I can’t dispute that this has been a difficult twelve months. The written evidence is too daunting to be argued. I lost a job, a career trajectory, a best friend to misunderstanding, and a family friend to whatever comes after this life is done. I could have lost my father. I lost perspective. I lost my determination to keep theatre in my life. I could probably keep going. The impulse to dwell on the negative has been very strong in me this year. But today is a different kind of day. Today, as my good friend Fred would say, I am titanium. Because today I can look out the window from a place that I always wanted to belong and I can know that nothing that has happened in the last year has destroyed me. I can’t say there has been no permanent damage, but I can say that I survived. And I’ll take that.

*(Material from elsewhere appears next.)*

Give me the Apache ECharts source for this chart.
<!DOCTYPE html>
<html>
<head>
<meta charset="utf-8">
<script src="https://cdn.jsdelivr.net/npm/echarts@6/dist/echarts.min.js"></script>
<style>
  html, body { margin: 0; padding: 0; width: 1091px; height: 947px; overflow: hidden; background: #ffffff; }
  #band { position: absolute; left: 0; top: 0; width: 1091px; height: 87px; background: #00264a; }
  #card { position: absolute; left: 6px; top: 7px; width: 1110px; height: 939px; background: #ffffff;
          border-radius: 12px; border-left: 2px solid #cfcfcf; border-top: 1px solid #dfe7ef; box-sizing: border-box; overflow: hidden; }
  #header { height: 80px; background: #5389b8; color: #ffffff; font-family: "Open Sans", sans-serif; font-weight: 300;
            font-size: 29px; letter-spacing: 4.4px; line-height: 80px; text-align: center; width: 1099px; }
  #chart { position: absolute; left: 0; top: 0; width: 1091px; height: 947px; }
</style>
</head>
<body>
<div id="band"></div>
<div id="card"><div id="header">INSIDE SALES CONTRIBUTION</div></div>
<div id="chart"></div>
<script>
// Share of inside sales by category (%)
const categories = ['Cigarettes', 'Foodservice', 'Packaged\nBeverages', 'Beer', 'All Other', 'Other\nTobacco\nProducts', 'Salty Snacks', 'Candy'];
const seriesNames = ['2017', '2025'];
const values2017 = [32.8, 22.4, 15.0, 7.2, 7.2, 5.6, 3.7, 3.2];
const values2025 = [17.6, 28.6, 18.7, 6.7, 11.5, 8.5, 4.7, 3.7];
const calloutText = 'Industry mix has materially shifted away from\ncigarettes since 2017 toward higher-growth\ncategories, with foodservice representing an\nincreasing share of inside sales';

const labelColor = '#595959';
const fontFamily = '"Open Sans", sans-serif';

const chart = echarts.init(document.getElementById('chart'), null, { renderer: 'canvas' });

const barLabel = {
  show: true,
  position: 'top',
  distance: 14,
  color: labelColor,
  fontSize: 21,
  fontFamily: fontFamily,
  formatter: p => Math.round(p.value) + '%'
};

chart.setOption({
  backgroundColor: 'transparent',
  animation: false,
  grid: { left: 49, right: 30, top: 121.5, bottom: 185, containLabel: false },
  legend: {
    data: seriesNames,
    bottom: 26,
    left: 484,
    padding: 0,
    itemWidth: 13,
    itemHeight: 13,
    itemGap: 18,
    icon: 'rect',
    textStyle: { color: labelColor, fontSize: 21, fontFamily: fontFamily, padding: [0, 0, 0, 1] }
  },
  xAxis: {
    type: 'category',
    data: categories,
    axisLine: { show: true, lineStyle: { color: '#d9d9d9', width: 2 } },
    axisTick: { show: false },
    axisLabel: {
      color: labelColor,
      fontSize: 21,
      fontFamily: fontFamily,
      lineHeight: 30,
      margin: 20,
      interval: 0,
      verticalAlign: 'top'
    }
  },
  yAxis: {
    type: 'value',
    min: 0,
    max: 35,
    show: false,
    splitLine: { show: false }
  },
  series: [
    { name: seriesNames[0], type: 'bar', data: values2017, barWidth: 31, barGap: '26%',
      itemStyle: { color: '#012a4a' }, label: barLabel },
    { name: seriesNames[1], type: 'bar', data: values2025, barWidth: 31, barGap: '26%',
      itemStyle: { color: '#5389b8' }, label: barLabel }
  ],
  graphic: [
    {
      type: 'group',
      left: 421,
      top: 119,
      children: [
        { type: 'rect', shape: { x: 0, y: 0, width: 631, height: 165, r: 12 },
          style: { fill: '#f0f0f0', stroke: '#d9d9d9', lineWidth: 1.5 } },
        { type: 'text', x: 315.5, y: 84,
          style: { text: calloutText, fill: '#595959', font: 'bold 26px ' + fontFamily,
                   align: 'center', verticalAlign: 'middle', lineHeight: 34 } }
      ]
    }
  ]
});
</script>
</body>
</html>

In fact, I’ll improve upon that. I wanted to write today because things are getting better and I want to share that part in this crazy journey, too. I was recently offered a freelancing job, writing an article for an up and coming professional blog, which has opened my eyes to an entirely new set of career possibilities. It’s exciting to think that someone saw something in my writing and thought it was worth paying for. What the heck?!? I am both proud of and humbled by that. I also went ahead and paid for my domain name, so I am now the proud owner of grownupsforpretend.com. I know anyone with a credit card can buy their own domain, but knowing I own my own little piece of the internet feels important somehow. AND! I put in that application to NYU Gallatin that I talked about several months back. I proposed an MA program centering on advocacy and youth theatre. I think it could be a really exhilarating course of study and I am hopeful that the NYU Powers That Be think so, too.